Salutati was born in Stignano, near Buggiano (today's province of Pistoia, Tuscany). After studies in Bologna, he began to work as notary in that town, then part of the Republic of Florence. His letters to Florentine scholars earned him the nickname of "Ape of Cicero"[2], referring to his mastership of Latin style. Francesco Bruni took Salutati with him in Rome from 1368 to 1370, as assistant in the Papal secretacy. Having his career boosted by his stay in Rome, he was therefore appointed chancellor of Todi and then of the powerful Lucca.

Chancellor of Florence

In 1375 Coluccio was appointed Chancellor of Florence, the most important position in the bureaucracy of the Florentine Republic. In his position, Salutati was responsible for the official correspondences with other states. His abilities as a statesman were soon tested as Florence was immediately faced with war with the papacy.[3] Salutati was charged with addressing pope Gregory_XI to assure him that Florence was still a loyal member of the Guelf party.[4] Although he failed to prevent war with the papacy, Salutati soon became the most celebrated chancellor in all of Italy and a master of the formal letter.

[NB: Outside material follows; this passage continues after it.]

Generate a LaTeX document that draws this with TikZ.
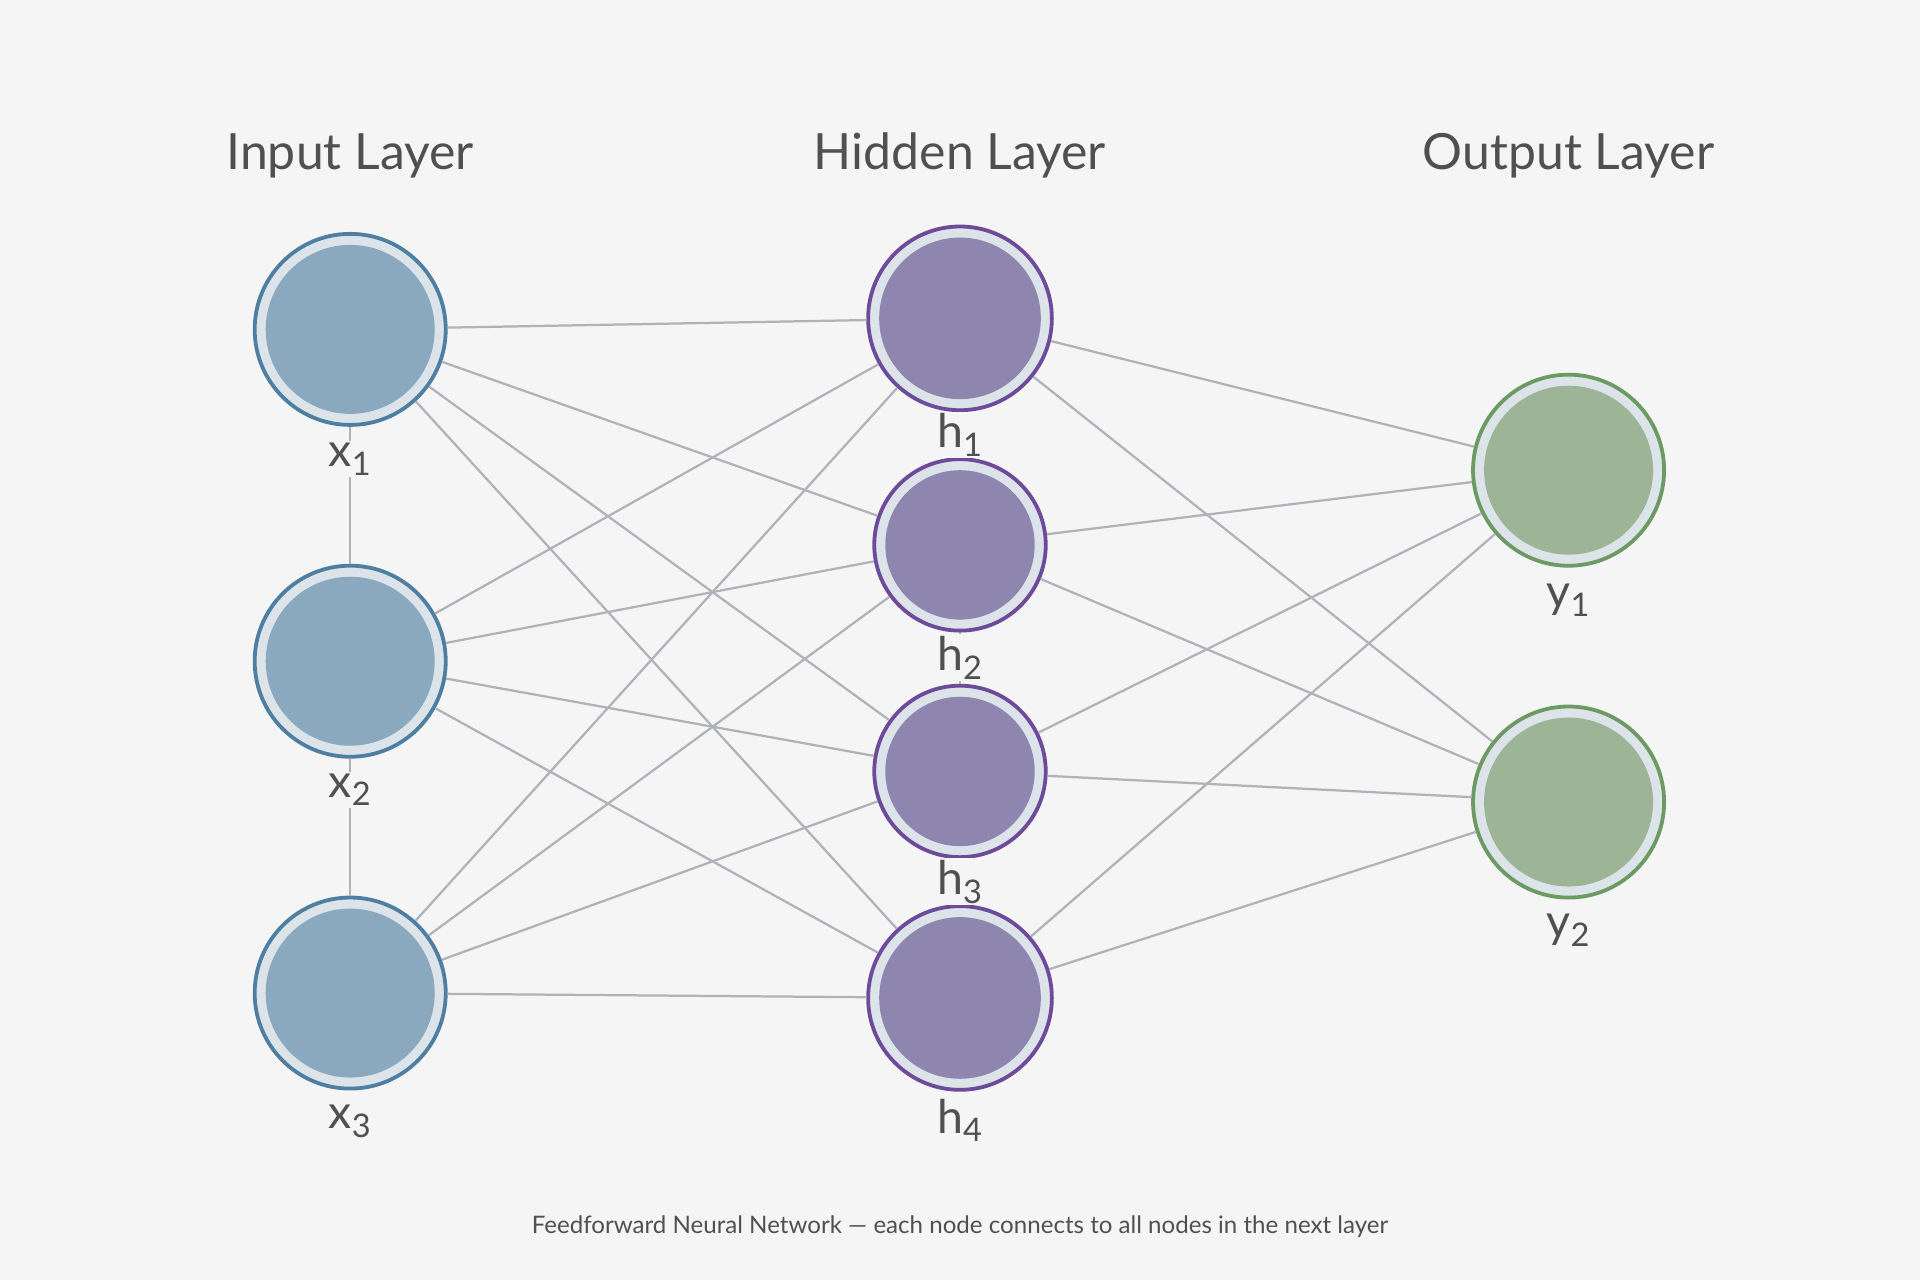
\documentclass[tikz,border=0pt]{standalone}
\usepackage{fontspec}
\setmainfont{Lato}
\begin{document}
\begin{tikzpicture}[x=0.025cm,y=-0.025cm,
  neuron/.style={circle,draw=#1,line width=2.2pt,inner sep=0pt},
  edge/.style={draw=edgec,line width=1.3pt},
  lab/.style={text=txt,font=\fontsize{27}{30}\selectfont,fill=bg,inner sep=1pt},
  title/.style={text=txt,font=\fontsize{29}{32}\selectfont}]
\definecolor{bg}{HTML}{F5F5F5}
\definecolor{edgec}{HTML}{B0B2BA}
\definecolor{txt}{HTML}{505050}
\definecolor{inF}{HTML}{8BA9BE}\definecolor{inD}{HTML}{4E7FA3}
\definecolor{hiF}{HTML}{8E86AE}\definecolor{hiD}{HTML}{6E4A9A}
\definecolor{ouF}{HTML}{9DB596}\definecolor{ouD}{HTML}{6B9A62}
\definecolor{ring}{HTML}{DCE4EA}
\fill[bg] (0,0) rectangle (1568,1045);
\useasboundingbox (0,0) rectangle (1568,1045);
\node[title] (t1) at (286,127) {Input Layer};
\node[title] (t2) at (784,127) {Hidden Layer};
\node[title] (t3) at (1281,127) {Output Layer};
% neurons (outer node)
\node[neuron=inD,minimum size=3.9cm,fill=ring] (x1) at (286,269) {};
\node[neuron=inD,minimum size=3.9cm,fill=ring] (x2) at (286,540) {};
\node[neuron=inD,minimum size=3.9cm,fill=ring] (x3) at (286,811) {};
\node[neuron=hiD,minimum size=3.75cm,fill=ring] (h1) at (784,260) {};
\node[neuron=hiD,minimum size=3.5cm,fill=ring] (h2) at (784,445) {};
\node[neuron=hiD,minimum size=3.5cm,fill=ring] (h3) at (784,630) {};
\node[neuron=hiD,minimum size=3.75cm,fill=ring] (h4) at (784,815) {};
\node[neuron=ouD,minimum size=3.9cm,fill=ring] (y1) at (1281,384) {};
\node[neuron=ouD,minimum size=3.9cm,fill=ring] (y2) at (1281,655) {};
% edges
\begin{scope}[on background layer/.style={}]
\foreach \a in {x1,x2,x3}{\foreach \b in {h1,h2,h3,h4}{\draw[edge] (\a) -- (\b);}}
\foreach \a in {h1,h2,h3,h4}{\foreach \b in {y1,y2}{\draw[edge] (\a) -- (\b);}}
\draw[edge] (x1) -- (x2); \draw[edge] (x2) -- (x3);
\draw[edge] (h1) -- (h2); \draw[edge] (h2) -- (h3); \draw[edge] (h3) -- (h4);
\end{scope}
% inner fills
\fill[inF] (x1) circle[radius=69]; \fill[inF] (x2) circle[radius=69]; \fill[inF] (x3) circle[radius=69];
\fill[hiF] (h1) circle[radius=66]; \fill[hiF] (h2) circle[radius=61];
\fill[hiF] (h3) circle[radius=61]; \fill[hiF] (h4) circle[radius=66];
\fill[ouF] (y1) circle[radius=69]; \fill[ouF] (y2) circle[radius=69];
% labels
\node[lab] (lx1) at (286,375) {x\textsubscript{1}};
\node[lab] (lx2) at (286,645) {x\textsubscript{2}};
\node[lab] (lx3) at (286,916) {x\textsubscript{3}};
\node[lab] (lh1) at (784,355) {h\textsubscript{1}};
\node[lab] (lh2) at (784,537) {h\textsubscript{2}};
\node[lab] (lh3) at (784,720) {h\textsubscript{3}};
\node[lab] (lh4) at (784,915) {h\textsubscript{4}};
\node[lab] (ly1) at (1281,490) {y\textsubscript{1}};
\node[lab] (ly2) at (1281,760) {y\textsubscript{2}};
\node[text=txt,font=\fontsize{14}{16}\selectfont] (cap) at (784,1002) {Feedforward Neural Network — each node connects to all nodes in the next layer};
\end{tikzpicture}
\end{document}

Florence's principle nemesis during his tenure, Giangaleazzo Visconti once remarked that one of Salutati's letters could "cause more damage than a thousand Florentine horsemen."[5] During his life, Florence warred twice against its powerful northern rival, Giangaleazzo Visconti, Duke of Milan. His treatise De tyranno ("On the tyrant", published in 1400), has, most likely, its model in Visconti, although in it Salutati (despite being a republican) remains a supporter of the providential universal monarch already put forward by Dante[6]. Occasionally his letters had unintended consequences. When he wrote the people of Ancona, asking them for military support against the pope, he called to mind the evils Italy had suffered on behalf of the French. Word of his nasty tone got to the King of France, which prompted a switch and most conciliatory letter from Salutati, assuring the King that he meant no harm and that Florence would always be a friend to France.[7] In testament to his popularity as chancellor the city of Florence paid 250 Florins for his funeral in 1406.[8]